Mars moon Phobos seen in detail by European probe

Phobos (Esa)
The pictures will assist Russian efforts to land on Phobos

New pictures have been released of the Martian moon Phobos, acquired by the European Mars Express (Mex) probe during its recent flybys.

The images reveal details down to a resolution of just 4.4m per pixel.

Mex began a series of 12 close passes in mid-February. The observation schedule continues until 26 March.

One flyby skimmed past the surface at just 67km, the nearest any manmade object has ever got to the little Martian moon.

The new images of Phobos come from 7 March approach when the spacecraft achieved an altitude just above 100km.

The pictures will help the Russians as they prepare to launch their Phobos-Grunt mission next year. The spacecraft will attempt to land on the 27km-by-22km-by-19km moon, collect a soil sample and return it to Earth for analysis.

The excellent resolution shows the Phobos-Grunt mission planners the precise conditions at their potential landing sites.

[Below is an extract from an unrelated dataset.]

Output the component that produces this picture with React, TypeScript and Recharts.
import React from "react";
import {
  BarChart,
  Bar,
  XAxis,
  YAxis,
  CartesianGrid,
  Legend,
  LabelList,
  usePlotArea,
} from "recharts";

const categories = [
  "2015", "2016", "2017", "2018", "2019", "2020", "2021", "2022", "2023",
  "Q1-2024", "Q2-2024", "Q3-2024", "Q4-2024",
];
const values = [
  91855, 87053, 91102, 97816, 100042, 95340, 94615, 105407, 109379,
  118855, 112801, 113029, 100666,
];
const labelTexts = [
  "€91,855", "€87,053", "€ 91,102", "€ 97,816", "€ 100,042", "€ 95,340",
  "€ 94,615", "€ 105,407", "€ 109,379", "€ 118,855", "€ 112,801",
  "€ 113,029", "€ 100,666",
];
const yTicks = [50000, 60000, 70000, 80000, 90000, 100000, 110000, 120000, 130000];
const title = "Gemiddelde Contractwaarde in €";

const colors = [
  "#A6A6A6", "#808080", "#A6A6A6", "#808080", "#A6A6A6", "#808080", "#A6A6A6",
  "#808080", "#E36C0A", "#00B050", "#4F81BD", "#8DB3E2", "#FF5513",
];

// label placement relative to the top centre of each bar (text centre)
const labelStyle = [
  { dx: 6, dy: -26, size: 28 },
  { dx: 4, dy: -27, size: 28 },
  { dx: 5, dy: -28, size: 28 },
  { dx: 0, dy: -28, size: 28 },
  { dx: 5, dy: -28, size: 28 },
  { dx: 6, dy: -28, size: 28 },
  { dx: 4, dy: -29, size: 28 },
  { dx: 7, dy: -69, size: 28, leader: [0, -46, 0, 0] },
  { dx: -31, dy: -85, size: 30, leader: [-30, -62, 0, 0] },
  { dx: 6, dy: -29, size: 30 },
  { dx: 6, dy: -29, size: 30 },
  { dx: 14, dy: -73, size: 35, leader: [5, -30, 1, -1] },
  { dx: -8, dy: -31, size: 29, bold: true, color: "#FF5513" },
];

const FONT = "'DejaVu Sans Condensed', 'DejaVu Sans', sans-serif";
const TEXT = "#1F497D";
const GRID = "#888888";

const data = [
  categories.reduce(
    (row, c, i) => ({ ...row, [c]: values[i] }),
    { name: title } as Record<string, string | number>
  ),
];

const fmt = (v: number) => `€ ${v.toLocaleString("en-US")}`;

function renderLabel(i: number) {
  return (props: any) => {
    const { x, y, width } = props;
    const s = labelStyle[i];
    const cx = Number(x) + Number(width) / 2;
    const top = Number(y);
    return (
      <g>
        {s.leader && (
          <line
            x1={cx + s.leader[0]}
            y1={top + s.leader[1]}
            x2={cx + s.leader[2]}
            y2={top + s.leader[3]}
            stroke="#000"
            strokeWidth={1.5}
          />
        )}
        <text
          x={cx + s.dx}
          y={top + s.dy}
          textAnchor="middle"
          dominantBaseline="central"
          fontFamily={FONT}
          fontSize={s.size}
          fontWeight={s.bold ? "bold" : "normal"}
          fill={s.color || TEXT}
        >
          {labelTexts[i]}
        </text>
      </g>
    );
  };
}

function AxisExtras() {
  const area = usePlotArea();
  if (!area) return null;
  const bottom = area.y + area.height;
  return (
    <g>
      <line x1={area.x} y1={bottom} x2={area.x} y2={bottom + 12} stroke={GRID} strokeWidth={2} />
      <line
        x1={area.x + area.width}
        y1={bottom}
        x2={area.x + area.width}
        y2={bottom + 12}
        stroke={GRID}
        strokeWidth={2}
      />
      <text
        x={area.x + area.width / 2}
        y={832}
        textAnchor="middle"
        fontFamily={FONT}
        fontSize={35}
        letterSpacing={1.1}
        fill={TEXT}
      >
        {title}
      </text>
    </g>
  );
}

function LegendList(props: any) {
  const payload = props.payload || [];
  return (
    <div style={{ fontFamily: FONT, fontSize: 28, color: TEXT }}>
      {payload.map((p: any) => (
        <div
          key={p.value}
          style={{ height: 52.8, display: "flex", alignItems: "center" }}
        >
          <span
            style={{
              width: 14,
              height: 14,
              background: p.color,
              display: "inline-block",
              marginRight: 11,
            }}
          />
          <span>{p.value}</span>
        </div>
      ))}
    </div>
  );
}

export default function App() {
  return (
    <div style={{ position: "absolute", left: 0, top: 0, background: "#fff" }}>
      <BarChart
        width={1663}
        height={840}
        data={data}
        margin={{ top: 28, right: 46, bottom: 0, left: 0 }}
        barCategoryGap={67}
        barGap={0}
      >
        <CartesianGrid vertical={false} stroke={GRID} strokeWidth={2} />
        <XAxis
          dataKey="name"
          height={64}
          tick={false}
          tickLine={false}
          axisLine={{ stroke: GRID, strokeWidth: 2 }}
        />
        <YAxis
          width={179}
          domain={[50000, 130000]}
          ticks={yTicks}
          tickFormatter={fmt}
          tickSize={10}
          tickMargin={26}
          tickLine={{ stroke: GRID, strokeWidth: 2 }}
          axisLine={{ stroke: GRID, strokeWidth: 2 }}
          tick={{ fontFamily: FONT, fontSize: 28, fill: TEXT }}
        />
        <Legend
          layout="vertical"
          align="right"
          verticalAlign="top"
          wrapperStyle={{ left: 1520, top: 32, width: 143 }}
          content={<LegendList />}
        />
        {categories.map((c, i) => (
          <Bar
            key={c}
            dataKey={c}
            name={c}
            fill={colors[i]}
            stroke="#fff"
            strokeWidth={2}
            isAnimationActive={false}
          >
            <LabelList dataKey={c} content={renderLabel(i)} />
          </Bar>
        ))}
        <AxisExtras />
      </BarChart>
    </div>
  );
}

Planetary scientists are trying to explain the origin of the moon, one of two natural satellites at Mars (the other being Deimos).

Previous study had indicated that Phobos has an extremely low density, suggesting that its surface probably hides many large interior voids.

Researchers suspect the moon is simply a collection of planetary rubble that coalesced around the Red Planet sometime after its formation. Another explanation is that it is a captured asteroid.

Phobos is very slowly falling in towards Mars and tidal forces are expected to tear it apart one day.

The European Space Agency's Mars Express satellite has been in orbit since 25 December 2003.

It has made many discoveries including measurements of previously unrecognised methane in the planet's atmosphere.